In nearly all test cases, 3DP3 produced more accurate positioning than alternative models and demonstrated significantly enhanced performance when objects partially obscured one another. Remarkably, 3DP3 required only five images of each object, while baseline models needed thousands of training examples.
When integrated with other models, 3DP3 improved their accuracy. For instance, while a deep-learning model might predict a bowl floating slightly above a table, 3DP3—understanding contact relationships—recognizes this as improbable and corrects the positioning by aligning the bowl with the table surface.

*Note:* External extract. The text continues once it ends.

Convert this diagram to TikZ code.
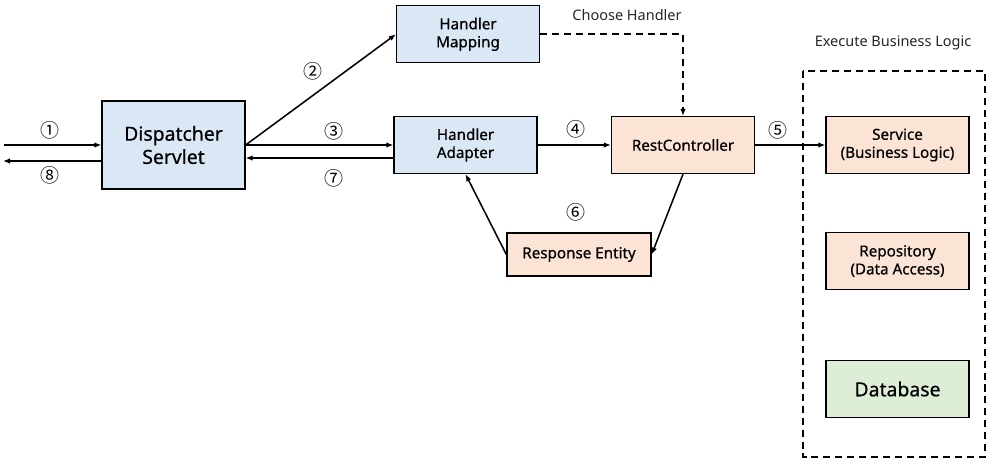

"I was astonished by the magnitude of errors in deep learning models—sometimes generating scene representations where objects bore little resemblance to what humans would perceive. I was also surprised that minimal model-based inference in our causal probabilistic program could detect and correct these errors. While significant progress remains to achieve the speed and robustness required for real-time vision systems, we're witnessing probabilistic programming and structured causal models outperforming deep learning on challenging 3D vision benchmarks for the first time," Mansinghka observes.
Looking ahead, the research team aims to enhance the system to learn objects from single images or individual video frames, then detect those objects across various scenes. They also plan to explore using 3DP3 to generate training data for neural networks, as manually labeling images with 3D geometry proves challenging for humans.
The 3DP3 system "integrates basic graphics modeling with common-sense reasoning to correct substantial scene interpretation errors made by deep learning neural networks. This approach holds broad applicability as it addresses critical failure modes of deep learning. The MIT researchers' achievement also demonstrates how probabilistic programming technology previously developed under DARPA's Probabilistic Programming for Advancing Machine Learning (PPAML) program can solve central problems of common-sense AI under DARPA's current Machine Common Sense (MCS) program," notes Matt Turek, DARPA Program Manager for the Machine Common Sense Program, who wasn't involved in the research though the program partially funded the study.
Additional funding sources include the Singapore Defense Science and Technology Agency collaboration with the MIT Schwarzman College of Computing, Intel's Probabilistic Computing Center, the MIT-IBM Watson AI Lab, the Aphorism Foundation, and the Siegel Family Foundation.